Zuriel Cabrera flew from New Jersey to close on his home and found the patio in the wrong place and two closet doors missing.
After he moved in, "the upstairs was freezing cold and the downstairs was, like 88 degrees," he said.
Temperatures were the reverse in the townhouses. The Caldwells discovered it took a day or two to cool off their upstairs.
"Everybody I talk to in the neighborhood says the same thing," Fred Caldwell said.
Home prices surge
In 2004, four hurricanes tore through Florida. New money lured workers and materials from the home-building industry to the renovation industry. Prices spiked for steel, fill dirt and PVC. Suppliers rationed lime rock.
So home prices surged again. Houses took longer to build. Investors could sign a contract to buy a new house and sell it at a fat profit when it was finished.
Home building experts wondered whether Transeastern's heralded sales dinner at Saddlebrook was backfiring, as the company was building its way through a backlog of early sales. "They were selling at '03 prices, but they had to deliver those homes at '05 costs," Rose said.

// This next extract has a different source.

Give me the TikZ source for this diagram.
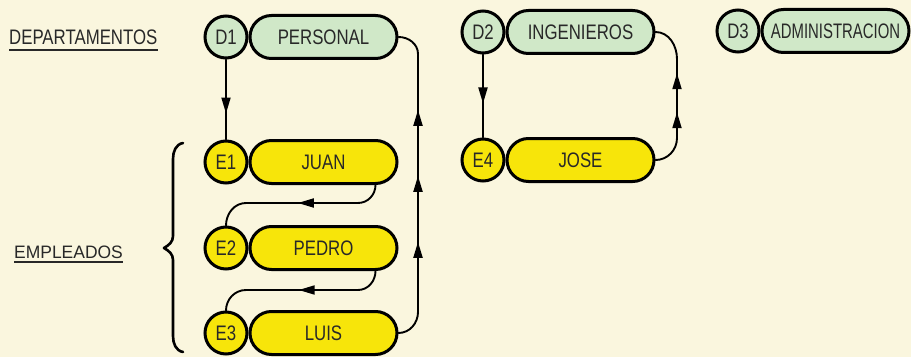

Yet Transeastern had escape routes. In 2004, the company added a clause to its sales contracts allowing it to raise the price before closing. If the increase was more than 3 percent, buyers could cancel and get their deposits back.
Buyers were hit with increases as high as $20,000. Sylvia Cassas was tapped for an extra $11,600. Transeastern wanted the house, she said.
Maysa Ashhab found the wrong color of tile in her house. Transeastern vowed to replace the tiles, but after Ashhab closed. She refused. Transeastern kept Ashhab's $17,000 deposit, she said. They sold the house to a San Diego couple for $31,124 more than Ashhab was due to pay, records show.
Cabrera, with the misplaced patio, was notified the night before closing that his mortgage issuer, partly owned by Transeastern, wanted to enlarge his down payment by $13,000, he said. Alternatively, Transeastern offered to refund his deposit, plus travel expenses between Tampa and New Jersey if he would give up the house. Instead, he paid.
"At that time ..." he said, "houses were selling right and left."
Transeastern had an extra incentive to thicken the cash flow. Its owners were negotiating a sale of the company.
On Aug. 1, 2005, a joint venture controlled by TOUSA Inc. of Hollywood, Fla., bought Transeastern in a debt-heavy deal valued at $857-million.
Almost simultaneously, the housing bubble sprang a leak.
Soon after the TOUSA sale, a Realtors' report showed the supply of existing homes for sale in the Tampa area was increasing for the first time in years.
Since then, TOUSA's stock price has plunged from a high of $29 to 13 cents. Shareholders are suing.
The market slowdown left Live Oak, like many new developments, with investor-owned homes begging for buyers or renters.
Weeds are rampant at Joe Berry's model homes, which he abandoned. Torn swimming pool screens flap in the breeze. Lenders are foreclosing. Of 10 former models, eight are empty and six are in default, said Realtor Karyn Glubis, who sold dozens of houses in Live Oak.
"I see a lot of people hurt here," she said. "I see a lot of loss."